Soon after this event, I was reading the New Testament and landed on the Pentecost (Acts 2:1-6). While eating lunch with a large gathering of Jesus’ followers, the disciples felt a strange wind and were “filled with the Holy Spirit.” When Peter addressed the group of worshippers, they all understood him and each other, even though they spoke different languages. It seemed like a miracle. That’s the Holy Spirit for you.
The Pentecost contrasted deeply with the Tower of Babel. Rather than disunity from collaboration, there was cohesion and harmony from inspiration and teamwork. I suspected the different results came from the different goals: the people in the story of the Tower of Babel pursued material goals, while those on the day of Pentecost aimed for higher spiritual endeavors. I realized that if there was a time and place for group work in the Bible, there was a time and place for it in my life.
The research paper was already done. We had turned it in, and I had even mended my friendships with my two former group members.
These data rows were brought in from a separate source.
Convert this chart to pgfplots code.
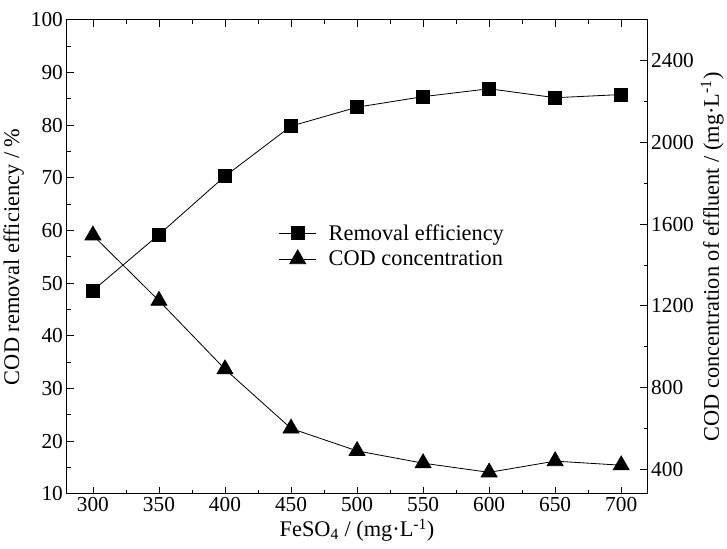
\documentclass[border=0pt]{standalone}
\usepackage{fontspec}
\setmainfont{Liberation Serif}
\usepackage{pgfplots}
\pgfplotsset{compat=1.18}

\pgfplotsset{
  common/.style={
    scale only axis, width=570bp, height=465bp,
    xmin=280, xmax=720,
    tick align=inside,
    major tick length=7bp, minor tick length=4bp,
    every tick/.style={black, line width=0.8bp},
    axis line style={line width=0.8bp},
    tick label style={font=\fontsize{21}{24}\selectfont},
    label style={font=\fontsize{22}{26}\selectfont},
    /pgf/number format/assume math mode=true,
    /pgf/number format/1000 sep={},
  },
}

\begin{document}
\begin{tikzpicture}
\begin{axis}[
  common,
  axis y line*=left,
  ymin=10, ymax=100,
  xtick={300,350,...,700}, minor x tick num=1,
  ytick={10,20,...,100}, minor y tick num=1,
  xlabel={FeSO\textsubscript{4} / (mg·L\textsuperscript{-1})},
  ylabel={COD removal efficiency / \%},
]
\addplot[black, line width=0.8bp, mark=square*, mark size=6.3bp] coordinates {
(300,48.6) (350,59.2) (400,70.3) (450,79.8) (500,83.4)
(550,85.4) (600,86.9) (650,85.2) (700,85.8)
};
\end{axis}

\begin{axis}[
  common,
  axis y line*=right, axis x line=none,
  ymin=280, ymax=2600,
  ytick={400,800,...,2400}, minor y tick num=1,
  ylabel={COD concentration of effluent / (mg·L\textsuperscript{-1})},
  legend style={draw=none, fill=none, font=\fontsize{22}{26}\selectfont,
    at={(rel axis cs:0.36,0.577)}, anchor=north west,
    row sep=5bp},
  legend cell align=left,
  legend image code/.code={
    \draw[mark repeat=2, mark phase=2] plot coordinates {(0bp,0bp) (18bp,0bp) (36bp,0bp)};
    \path (46bp,0bp);
  },
]
\addlegendimage{black, line width=0.8bp, mark=square*, mark size=6.3bp}
\addlegendentry{Removal efficiency}
\addplot[black, line width=0.8bp, mark=triangle*, mark size=9bp] coordinates {
(300,1545) (350,1225) (400,890) (450,600) (500,490)
(550,430) (600,385) (650,440) (700,420)
};
\addlegendentry{COD concentration}
\end{axis}
\path ([yshift=9bp]current bounding box.north) -- ([yshift=-3bp]current bounding box.south);
\end{tikzpicture}
\end{document}
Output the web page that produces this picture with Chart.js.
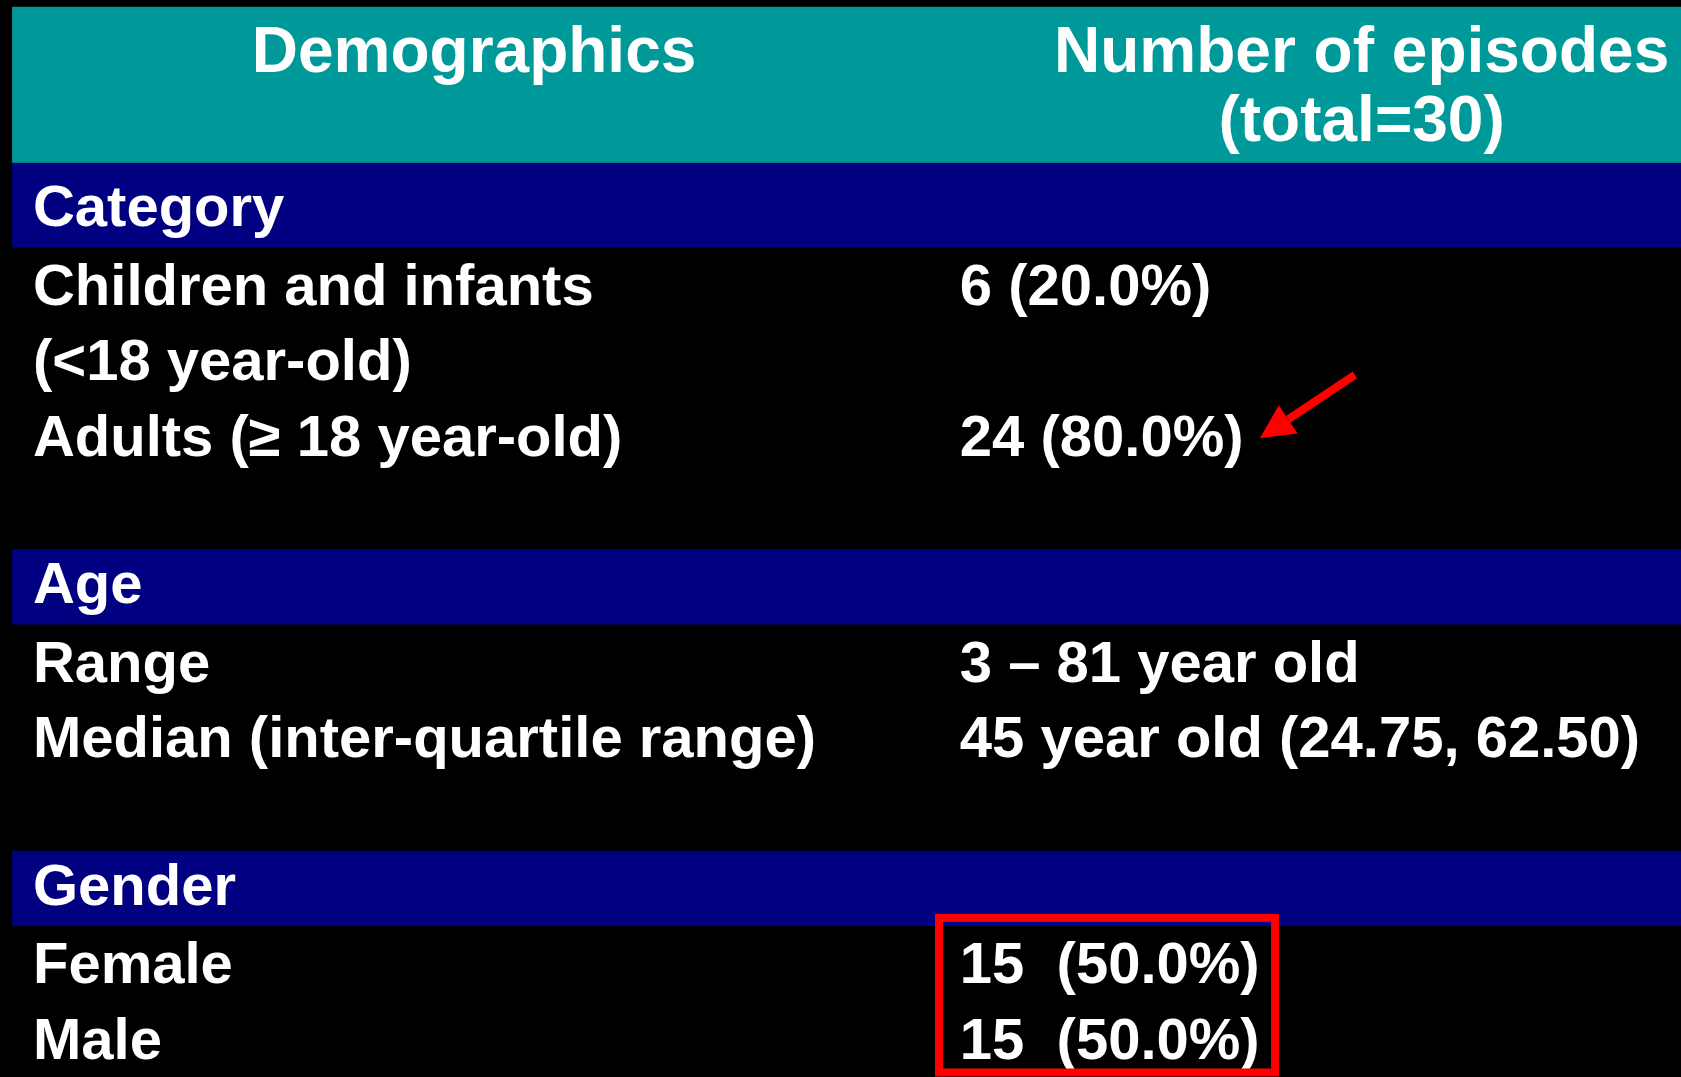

However, when the next group project came (and there will always be a next group project), I didn’t clinch my fists and shake my head like a baby being fed peas. I looked at the group project as an opportunity to focus on higher endeavors.
The difference was immediate and tangible. The more I focused on listening and understanding my teammates and my own role in the group, the more I felt relaxed and stress-free. I was even making friends, rather than almost losing them. The pressure to complete the project on my own to ensure success was gone.
Overall, I still wouldn’t choose a group project for fun, but there is a definite reason for collaboration. There are always pros and cons, and the pros are a lot easier to see when you are listening to God and to others and seeking to understand. I’m even considering withdrawing my petition to the White House.